The other members of Delilah became their fast friends and supporters of their ideals.

The costumers soon learned to back off when Whitcomb and Walker asked for tights or a longer skirt or a jacket.

"Most of the time they were aware of our standards," Whitcomb said. "They knew I liked to keep my shoulders covered."

Whitcomb said the added benefit of being dressed modestly meant she was comfortable on stage. "That shows," she said.

Walker said she would have preferred not to be costumed in sequins or in pink and red since she's a redhead and those are not her best colors, but she quickly learned to pick her battles.

"I'm more like a T-shirt and jeans kind of girl," she said. "I only ever caused a fuss over the modesty. They were nice about it, but they forget and they're busy. I felt a little bad for being a problem, but after hearing from people after the show, I made the right decision."

Both young women are serious not just about having a vocal career but about living their religion as well.

Whitcomb has a rock band (The Whits) releasing their second album this month, and she wants a solo pop rock career.
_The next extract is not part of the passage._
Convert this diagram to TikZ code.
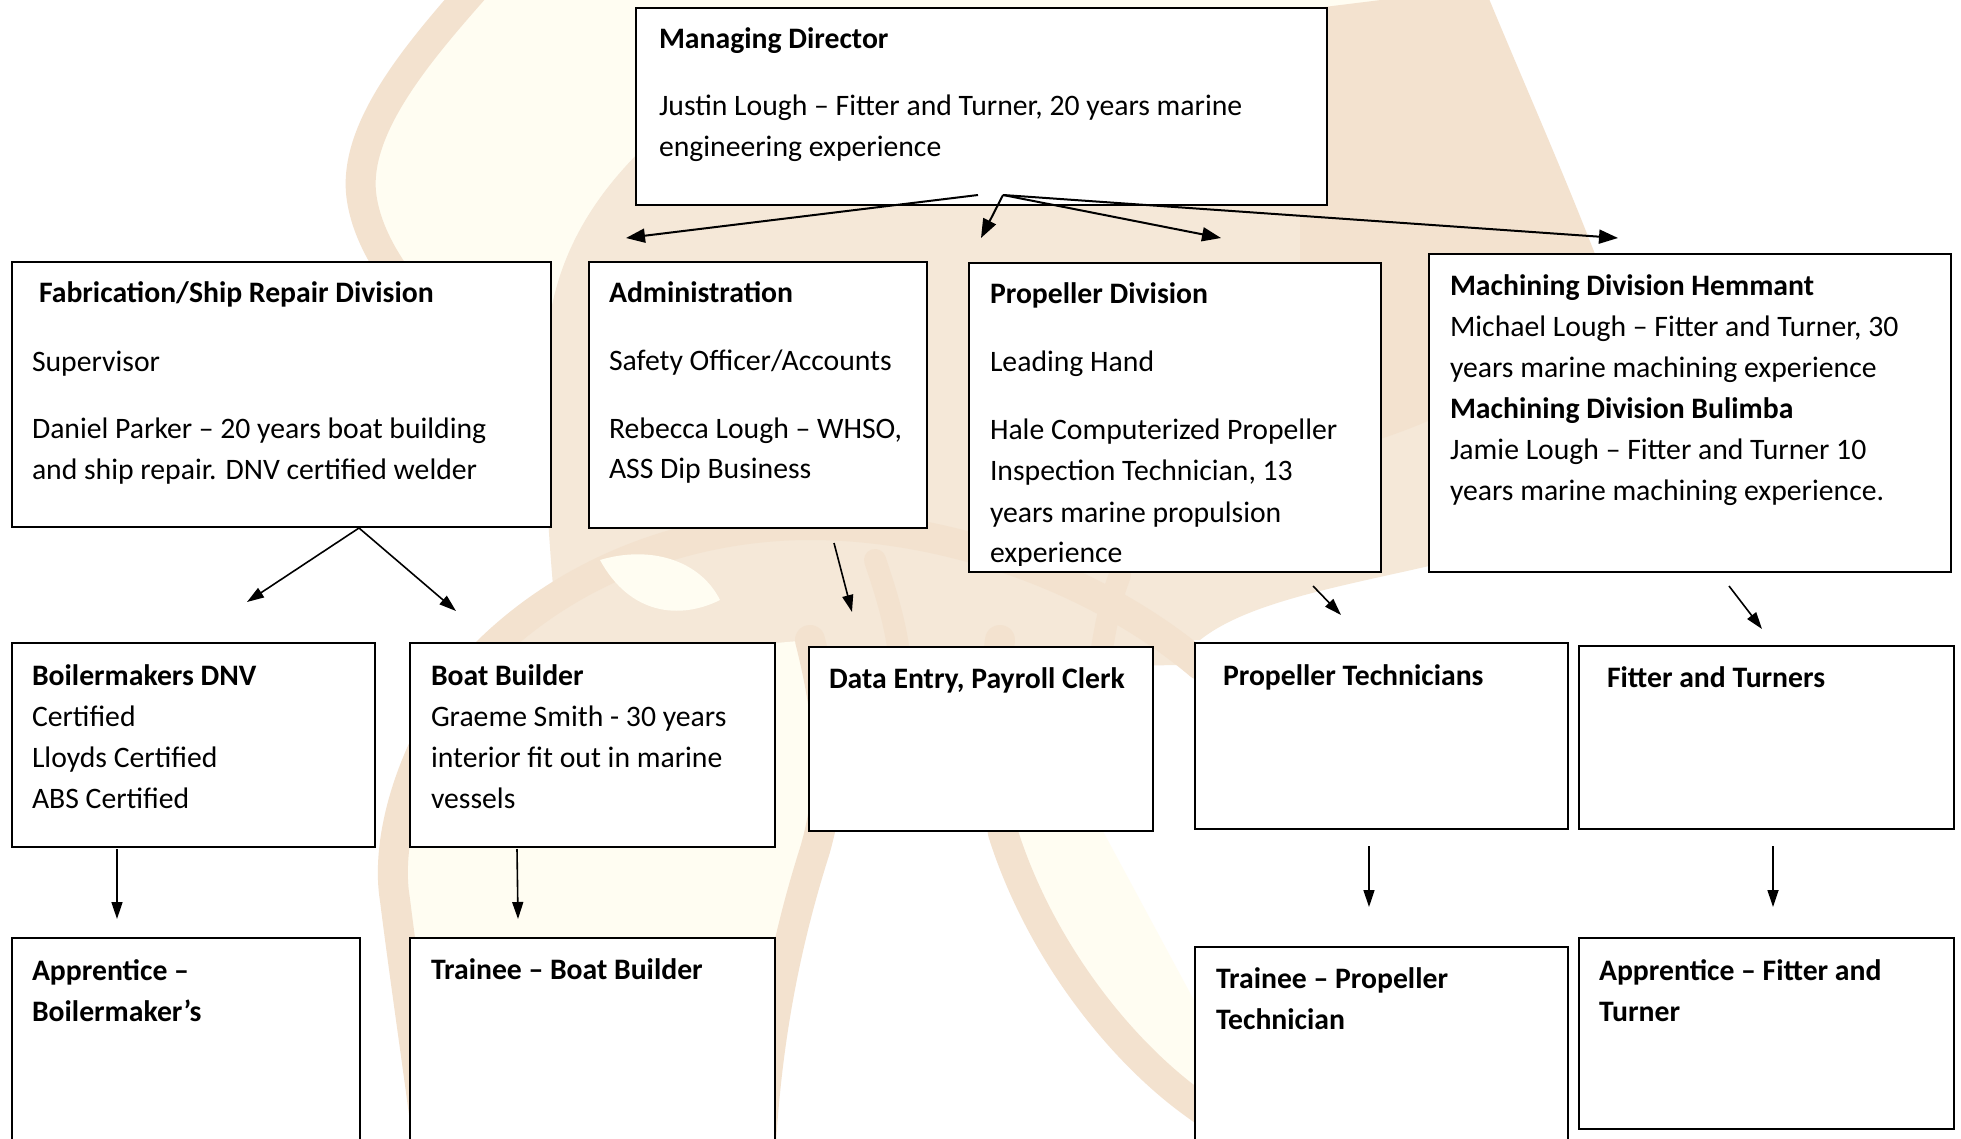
\documentclass[tikz,border=0pt]{standalone}
\usepackage{fontspec}
\setmainfont{Carlito}
\usetikzlibrary{arrows.meta}
\definecolor{wmA}{HTML}{F3E2CF}
\definecolor{wmB}{HTML}{F5E8D8}
\definecolor{wmC}{HTML}{FFFDF2}
\newcommand\tline[1]{\hbox{#1}}
\newcommand\tgap[1]{\vskip#1pt}
\tikzset{
  orgbox/.style={draw=black, line width=2pt, fill=white, inner sep=0pt, outer sep=0pt, anchor=north west},
  txt/.style={anchor=base west, inner sep=0pt, outer sep=0pt, font=\fontsize{29.7}{41}\selectfont},
  toparrow/.style={line width=2pt, -{Triangle[length=19pt,width=14pt]}},
  subarrow/.style={line width=1.6pt, -{Triangle[length=17pt,width=11pt]}},
  band/.style={draw=wmA, line width=30pt, line cap=round, line join=round},
}
\begin{document}
\begin{tikzpicture}[x=1pt,y=-1pt]
\useasboundingbox (0,0) rectangle (1961,1139);
\fill[white] (0,0) rectangle (1961,1139);
% ---------- watermark ----------
\begin{scope}
\clip (0,0) rectangle (1961,1139);
\filldraw[fill=wmC, band] (482,-20) .. controls (420,50) and (350,130) .. (362,200) .. controls (375,280) and (470,370) .. (600,445) .. controls (700,500) and (880,525) .. (1050,520) .. controls (1250,510) and (1500,420) .. (1600,310) .. controls (1560,200) and (1510,90) .. (1465,-20) -- cycle;
\fill[wmB] (700,100) .. controls (620,160) and (560,230) .. (548,330) .. controls (540,450) and (550,560) .. (560,660) -- (1200,640) .. controls (1250,600) and (1350,585) .. (1455,560) -- (1445,100) -- cycle;
\fill[wmA] (1300,10) -- (1462,-10) .. controls (1505,90) and (1555,200) .. (1598,308) .. controls (1500,400) and (1400,440) .. (1300,460) -- cycle;
\filldraw[fill=wmB, band] (470,670) .. controls (560,570) and (690,525) .. (810,525) .. controls (950,525) and (1100,580) .. (1200,665);
\filldraw[fill=wmC, band] (470,670) .. controls (410,750) and (385,840) .. (395,900) .. controls (405,980) and (420,1080) .. (430,1160) -- (760,1160) .. controls (765,1060) and (780,960) .. (815,850) .. controls (835,780) and (830,720) .. (810,640);
\filldraw[fill=wmC, band] (1000,640) .. controls (990,720) and (995,780) .. (1003,833) .. controls (1040,950) and (1120,1050) .. (1193,1103) .. controls (1230,1130) and (1260,1150) .. (1280,1160);
\draw[band, line width=22pt] (875,560) .. controls (885,590) and (895,620) .. (900,660);
\draw[band, line width=22pt] (1120,575) .. controls (1110,600) and (1105,630) .. (1100,660);
\fill[wmC] (600,560) .. controls (650,545) and (700,560) .. (720,600) .. controls (680,620) and (630,615) .. (600,560) -- cycle;
\end{scope}
% ---------- boxes ----------
\node[orgbox, minimum width=691pt, minimum height=197pt] (md) at (636,8) {};
\node[orgbox, minimum width=539pt, minimum height=265pt] (fab) at (12,262) {};
\node[orgbox, minimum width=338pt, minimum height=266pt] (adm) at (589,262) {};
\node[orgbox, minimum width=412pt, minimum height=309pt] (prop) at (969,263) {};
\node[orgbox, minimum width=522pt, minimum height=318pt] (mach) at (1429,254) {};
\node[orgbox, minimum width=363pt, minimum height=204pt] (boil) at (12,643) {};
\node[orgbox, minimum width=365pt, minimum height=204pt] (boat) at (410,643) {};
\node[orgbox, minimum width=344pt, minimum height=184pt] (data) at (809,647) {};
\node[orgbox, minimum width=373pt, minimum height=186pt] (ptech) at (1195,643) {};
\node[orgbox, minimum width=375pt, minimum height=183pt] (fitt) at (1579,646) {};
\node[orgbox, minimum width=348pt, minimum height=230pt] (appb) at (12,938) {};
\node[orgbox, minimum width=365pt, minimum height=230pt] (trbb) at (410,938) {};
\node[orgbox, minimum width=373pt, minimum height=220pt] (trpt) at (1195,947) {};
\node[orgbox, minimum width=375pt, minimum height=191pt] (appf) at (1579,938) {};
% ---------- texts ----------
\node[txt] (mdT) at (659,49) {\vtop{\tline{\textbf{Managing Director}}\tgap{26}\tline{Justin Lough – Fitter and Turner, 20 years marine}\tline{engineering experience}}};
\node[txt] (fabT) at (39,303) {\textbf{Fabrication/Ship Repair Division}};
\node[txt] (fabB) at (32,371) {\vtop{\tline{Supervisor}\tgap{26}\tline{Daniel Parker – 20 years boat building}\tline{and ship repair. DNV certified welder}}};
\node[txt] (admT) at (609,303) {\vtop{\tline{\textbf{Administration}}\tgap{27}\tline{Safety Officer/Accounts}\tgap{26}\tline{Rebecca Lough – WHSO,}\tline{ASS Dip Business}}};
\begin{scope}
\clip (971,265) rectangle (1379,565);
\node[txt] (propT) at (990,304) {\vtop{\tline{\textbf{Propeller Division}}\tgap{27}\tline{Leading Hand}\tgap{27}\tline{Hale Computerized Propeller}\tline{Inspection Technician, 13}\tline{years marine propulsion}\tline{experience}}};
\end{scope}
\node[txt] (machT) at (1450,296) {\vtop{\tline{\textbf{Machining Division Hemmant}}\tline{Michael Lough – Fitter and Turner, 30}\tline{years marine machining experience}\tline{\textbf{Machining Division Bulimba}}\tline{Jamie Lough – Fitter and Turner 10}\tline{years marine machining experience.}}};
\node[txt] (boilT) at (32,685) {\vtop{\tline{\textbf{Boilermakers DNV}}\tline{Certified}\tline{Lloyds Certified}\tline{ABS Certified}}};
\node[txt] (boatT) at (431,685) {\vtop{\tline{\textbf{Boat Builder}}\tline{Graeme Smith - 30 years}\tline{interior fit out in marine}\tline{vessels}}};
\node[txt] (dataT) at (829,688) {\textbf{Data Entry, Payroll Clerk}};
\node[txt] (ptechT) at (1223,685) {\textbf{Propeller Technicians}};
\node[txt] (fittT) at (1607,687) {\textbf{Fitter and Turners}};
\node[txt] (appbT) at (32,980) {\vtop{\tline{\textbf{Apprentice –}}\tline{\textbf{Boilermaker’s}}}};
\node[txt] (trbbT) at (431,979) {\textbf{Trainee – Boat Builder}};
\node[txt] (trptT) at (1216,988) {\vtop{\tline{\textbf{Trainee – Propeller}}\tline{\textbf{Technician}}}};
\node[txt] (appfT) at (1599,980) {\vtop{\tline{\textbf{Apprentice – Fitter and}}\tline{\textbf{Turner}}}};
% ---------- connector end points ----------
\coordinate (mdA) at (978,195);
\coordinate (mdB) at (1003,195);
\coordinate (toAdm) at (626,238);
\coordinate (toProp) at (981,238);
\coordinate (toPtech) at (1221,238);
\coordinate (toMach) at (1618,238);
\coordinate (fabS) at (359,528);
\coordinate (toBoil) at (247,602);
\coordinate (toBoat) at (456,611);
\coordinate (admS) at (834,543);
\coordinate (toData) at (852,612);
\coordinate (propS) at (1313,586);
\coordinate (toPtechB) at (1341,615);
\coordinate (machS) at (1729,586);
\coordinate (toFitt) at (1762,629);
\coordinate (boilS) at (117,849);
\coordinate (toAppb) at (117,919);
\coordinate (boatS) at (517,849);
\coordinate (toTrbb) at (518,919);
\coordinate (ptechS) at (1369,846);
\coordinate (toTrpt) at (1369,907);
\coordinate (fittS) at (1773,846);
\coordinate (toAppf) at (1773,907);
% ---------- connectors ----------
\draw[toparrow] (mdA) -- (toAdm);
\draw[toparrow] (mdB) -- (toProp);
\draw[toparrow] (mdB) -- (toPtech);
\draw[toparrow] (mdB) -- (toMach);
\draw[subarrow] (fabS) -- (toBoil);
\draw[subarrow] (fabS) -- (toBoat);
\draw[subarrow] (admS) -- (toData);
\draw[subarrow] (propS) -- (toPtechB);
\draw[subarrow] (machS) -- (toFitt);
\draw[subarrow] (boilS) -- (toAppb);
\draw[subarrow] (boatS) -- (toTrbb);
\draw[subarrow] (ptechS) -- (toTrpt);
\draw[subarrow] (fittS) -- (toAppf);
\end{tikzpicture}
\end{document}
Both were part of the Noteworthy a cappella group of BYU students in the first season of "The Sing-Off." When Whitcomb and Hannah Juliano called her to be part of the group returning to the third season of "The Sing-Off," Walker didn't hesitate.

"I had a job. I had a new major. I had to be in L.A. in a week and a half. There was no question. I had to do it," she said, even though it's been a grueling, intense run that's presented its own share of missionary opportunities along with career exposure.

"I'm not really in charge of my own schedule. I kind of have to be on call," Walker said.

Walker wants to ride the wave from Delilah's success as long as it lasts and then she wants a husband and a family.